I wanted to let it go. I wanted to just let it wash over my eyes like a retinal shower. Then, I wanted to settle for letting it pass like a particularly troublesome stool. I wanted to act like an adult, to celebrate medical miracles while pretending I’m not juvenile to my very core. But, well…
A man in Boston who lost his dingle-dangle (doctor’s words, not mine) due to cancer, received a new hang-low this week after being three years groin-ferret-free. Side bar: What the hell, there’s dong cancer now!?! With David Bowie and Alan Rickman and artist Darwyn Cooke all dying from cancer just this year and now the threat of wang cancer, what more motivation do you need, cancer doctors? Get to curing.
Not sure why he wanted to be plagued with the burden of a new, stranger’s used hot dog. What, now he gets to pee standing up? Use his preferred bathroom in South Carolina? I bet if he really looked back critically and thought about how much trouble his old bell-end got him into, it would outweigh the number of good times he had with it. (Look at this dude, no offense to him, but it doesn’t look like he was out there laying pipe like the Public Works, he was more like the guy in a sitcom doing light plumbing and having the pipes explode in his own face. No judgement, though.)

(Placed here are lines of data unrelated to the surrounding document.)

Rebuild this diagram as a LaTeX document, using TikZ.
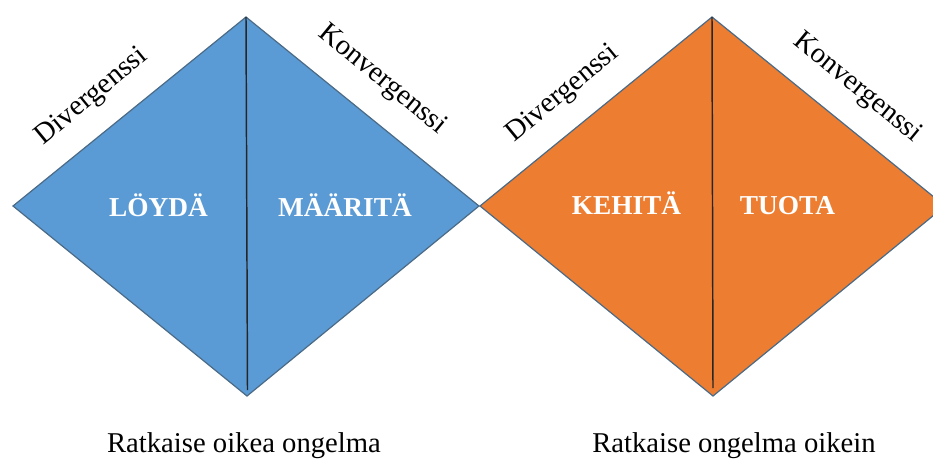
\documentclass[tikz,border=0pt]{standalone}
\usepackage{fontspec}
\setmainfont{Liberation Serif}
\usetikzlibrary{positioning}
\definecolor{findblue}{HTML}{5B9BD5}
\definecolor{makeorange}{HTML}{ED7D31}
\definecolor{rimgray}{HTML}{4A6A86}
\tikzset{
    face/.style={draw=rimgray, line width=0.9pt, line join=miter},
    divider/.style={draw=black!85, line width=1.1pt},
    phase/.style={text=white, anchor=base, inner sep=0pt, font=\fontsize{20.5}{24}\selectfont\bfseries},
    side/.style={inner sep=0pt, font=\fontsize{21.5}{25}\selectfont},
    caption/.style={inner sep=0pt, font=\fontsize{21.5}{25}\selectfont}
}

\begin{document}
\begin{tikzpicture}[x=0.75pt, y=-0.75pt]
    \useasboundingbox (0,0) rectangle (933,462);
    \clip (0,0) rectangle (933,462);

    % Corners
    \coordinate (bL) at (13,206);
    \coordinate (bT) at (246,17);
    \coordinate (bR) at (479,206);
    \coordinate (bB) at (247,396);
    \coordinate (bE) at (247.5,390);
    \coordinate (oL) at (480,206);
    \coordinate (oT) at (712,17);
    \coordinate (oR) at (945,206);
    \coordinate (oB) at (713,396);
    \coordinate (oE) at (713,388);

    % Diamonds
    \draw[face, fill=findblue] (bL) -- (bT) -- (bR) -- (bB) -- cycle;
    \draw[face, fill=makeorange] (oL) -- (oT) -- (oR) -- (oB) -- cycle;
    \draw[divider] (bT) -- (bE);
    \draw[divider] (oT) -- (oE);

    % Phases
    \node[phase] (find) at (158.5,216) {LÖYDÄ};
    \node[phase] (define) at (345,216) {MÄÄRITÄ};
    \node[phase] (develop) at (626.5,214) {KEHITÄ};
    \node[phase] (deliver) at (787.5,214) {TUOTA};

    % Side labels
    \node[side, rotate=39.4] (bdiv) at (92,97) {Divergenssi};
    \node[side, rotate=-39.4] (bcon) at (382,80) {Konvergenssi};
    \node[side, rotate=39.4] (odiv) at (563,94) {Divergenssi};
    \node[side, rotate=-39.4] (ocon) at (857,88) {Konvergenssi};

    % Captions
    \node[caption] (rightproblem) at (244,446) {Ratkaise oikea ongelma};
    \node[caption] (problemright) at (734,446) {Ratkaise ongelma oikein};
\end{tikzpicture}
\end{document}
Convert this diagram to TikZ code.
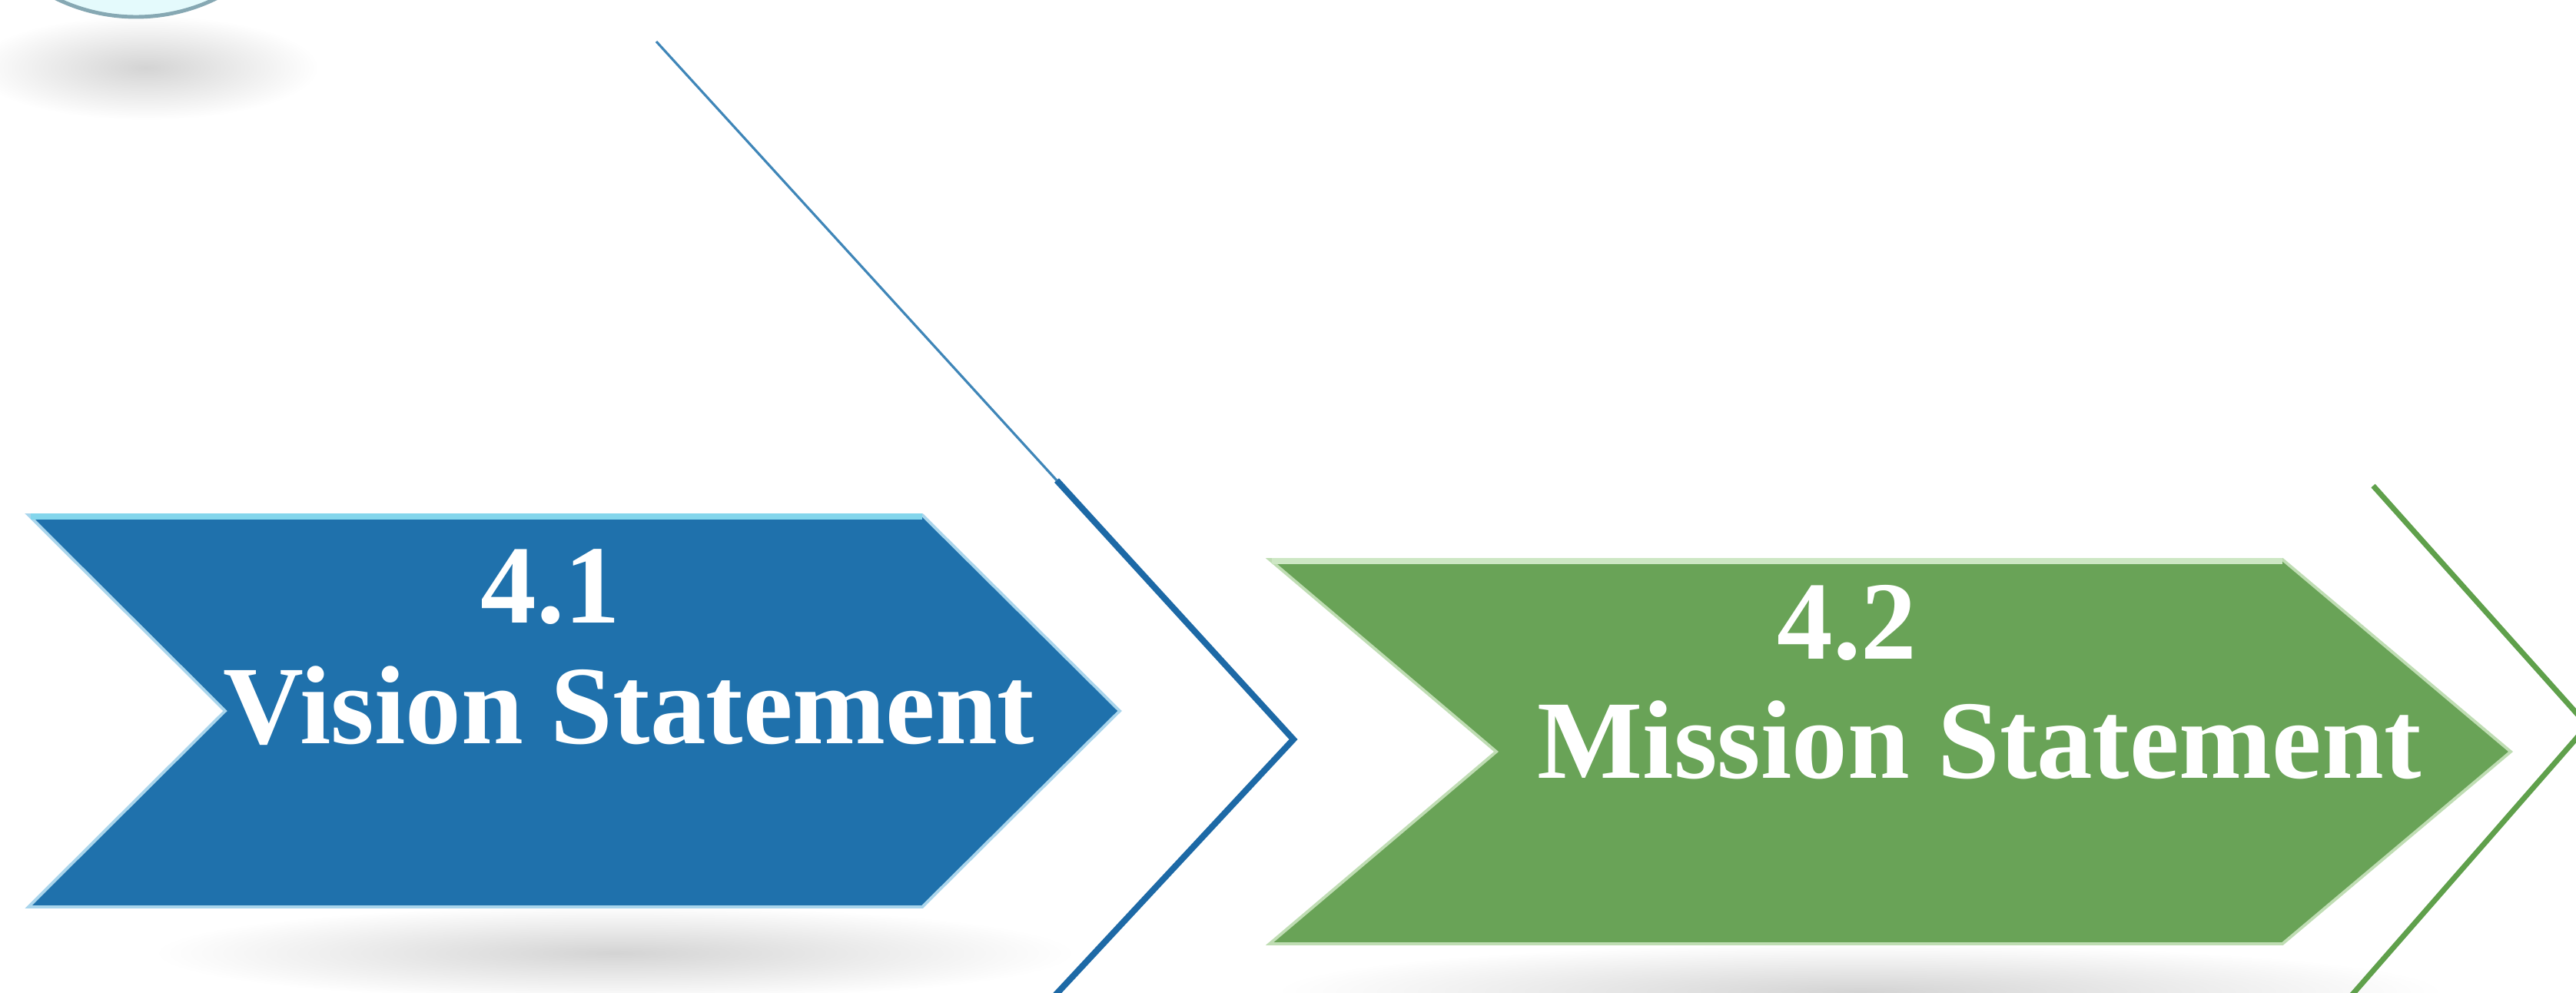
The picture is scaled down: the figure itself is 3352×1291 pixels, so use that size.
\documentclass[tikz,border=0pt]{standalone}
\usepackage{fontspec}
\setmainfont{Liberation Serif}
\usetikzlibrary{positioning}
\definecolor{visionblue}{HTML}{1F71AC}
\definecolor{visionedge}{HTML}{A9D5EC}
\definecolor{visiontop}{HTML}{84D6EC}
\definecolor{visionline}{HTML}{1D69A6}
\definecolor{visionthin}{HTML}{3F86B8}
\definecolor{missiongreen}{HTML}{69A357}
\definecolor{missionedge}{HTML}{BFDDB3}
\definecolor{missiontop}{HTML}{CDE7C4}
\definecolor{missionline}{HTML}{5FA04B}
\definecolor{ringfill}{HTML}{E4FAFC}
\definecolor{ringline}{HTML}{86A8B3}

\begin{document}
\begin{tikzpicture}[x=0.01cm,y=-0.01cm,
  every node/.style={font=\fontsize{41.3}{44.7}\selectfont\bfseries,text=white,inner sep=0pt,anchor=base west},
  shadowblur/.style={inner color=black!17,outer color=white}]
\useasboundingbox (0,0) rectangle (3352,1291);
\clip (0,0) rectangle (3352,1291);
% soft shadows
\shade[shadowblur] (190,88) ellipse (225 and 68);
\shade[shadowblur] (800,1240) ellipse (600 and 62);
\shade[shadowblur] (2420,1290) ellipse (760 and 62);
% ring cut by the top edge
\filldraw[fill=ringfill,draw=ringline,line width=1.4pt] (177,-216) circle (238);
% chevrons
\filldraw[fill=visionblue,draw=visionedge,line width=1.1pt] (37,670) -- (1200,670) -- (1457,925) -- (1200,1180) -- (37,1180) -- (293,925) -- cycle;
\draw[visiontop,line width=2.2pt] (40,672) -- (1200,672);
\filldraw[fill=missiongreen,draw=missionedge,line width=1.1pt] (1652,728) -- (2970,728) -- (3267,978) -- (2970,1228) -- (1652,1228) -- (1947,978) -- cycle;
\draw[missiontop,line width=2.2pt] (1655,730) -- (2970,730);
% outline marks
\coordinate (vtop) at (854,54);
\coordinate (vmid) at (1375,625);
\coordinate (vtip) at (1683,962);
\coordinate (vend) at (1373,1295);
\coordinate (mtop) at (3088,632);
\coordinate (mtip) at (3367,944);
\coordinate (mend) at (3060,1295);
\draw[visionthin,line width=0.9pt] (vtop) -- (vmid);
\draw[visionline,line width=2.3pt] (vmid) -- (vtip) -- (vend);
\draw[missionline,line width=2pt] (mtop) -- (mtip) -- (mend);
% labels
\node (vnum) at (625,810) {4.1};
\node (vtitle) at (290,967) {Vision Statement};
\node (mnum) at (2312,857) {4.2};
\node (mtitle) at (2000,1012) {Mission Statement};
\end{tikzpicture}
\end{document}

What if this is an Idle Hands situation (no way any of you get that movie reference) or, for the bibliophiles out there, a Maurice Renard’s Les Mains d’Orlac situation where he received a killer’s penis and cellular memory compels him to murder with his love truncheon!?! What if this guy becomes a flasher? Or, what if the previous owner was into some weird stuff. Like, he’s sitting at home watching the rodeo and finds himself getting turgid after seeing the rodeo clowns get gored by a bull? “Well, I guess I’m into this now.”
What if they gave him a smaller swizzle stick? I mean, it can’t be smaller than the nothing he had for the last three years and beggars can’t be choosers but how disappointing would it be if he was an arch cocksman and now he has been reduced to a baby baby-maker? And are’t all skin tones different? “No, baby, it’s real and mine, it’s just that my family is Eastern European but my purple-headed yogurt slinger is Mediterranean . . . and smaller than my original.”
Most puzzling is, why did this guy agree to have his surgery covered by newspapers and splash his happily tallywhackered face all over the world? “That’s right, I am the proud owner of a new, used beef whistle. Who’s into some freaky stuff and wants to see if this dead guy’s Franken-Wang works?”
I get that he identifies as male and probably wants the equipment to match, but he had lived a full life with a kickstand, where’s his sense of adventure? Instead of sitting on his post-cancerous nubbin, why not turn it inside-out and take a swing at life with a love glove? With the death of space exploration, so too dies curiosity, I suppose. (I did it! I connected space exploration with bearded tacos and custard launchers!)